On the other hand, if you created the clone so you can create a crash dump, then that memory speed limit is going to mean that creating a full memory crash dump from a snapshot is going to take a long time.

Bonus chatter: What happens when I free the snapshot? The original process still has all these arrows with tails. Are they also going to cause extra pages to be allocated?

Here’s what things look like when the snapshot is freed:

Some of the arrows are normal arrows, corresponding to pages that were already copied on write. But most of the arrows are still copy-on-write arrows (with little tails). What happens when the process tries to change the 123 to 124?

In theory, the memory manager would copy the page and modify the copy. And then it would realize that the original 123 page has no more references, so it would free the 123 page. In practice, the memory manager optimizes this code path and realizes that there’s no point copying a page if you’re going to throw away the source page anyway. You may as well just reuse that page for the copy!

All the memory manager does is erase the tail. It’s a regular arrow again.

¹ For simplicity of exposition, I’m considering only writable pages. Read-only pages are marked “currently read-only, but convert to copy-on-write if they become writable.” This is hardly an unusual state. You get it all the time without realizing it. When multiple processes load a DLL, the mapping is read-only and is shared among all clients. If a process changes the memory protection to read/write, then it gets a copy-on-write version of the page that is shared with all the other processes until it is written to, at which point it turns into a private copy.
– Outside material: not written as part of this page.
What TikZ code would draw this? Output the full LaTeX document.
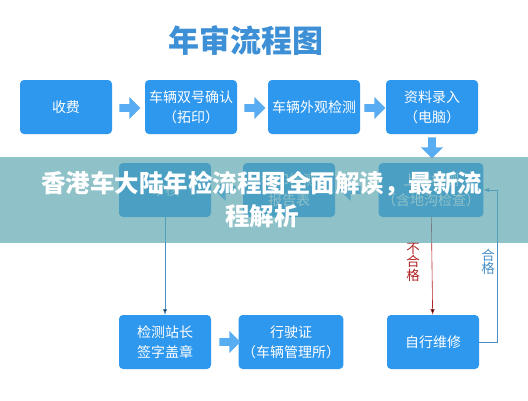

² Windows does not overcommit. It is always prepared for a “run on the bank”, where each owner of every committed page comes to the memory manager and says, “So where’s that memory you promised me?”

³ You can test it out yourself:

procdump -ma -n 10 -s 2 -r devenv

This asks for 10 dumps (-n 10) to be created at two-second intervals (-s 2) using snapshots (-r). You can watch the disk performance metrics to see how fast the data gets out of the snapshot and onto the disk. My colleague likes to pick media player apps as victims of these types of experiments, to make sure that the snapshot creation is fast enough that there are no playback glitches.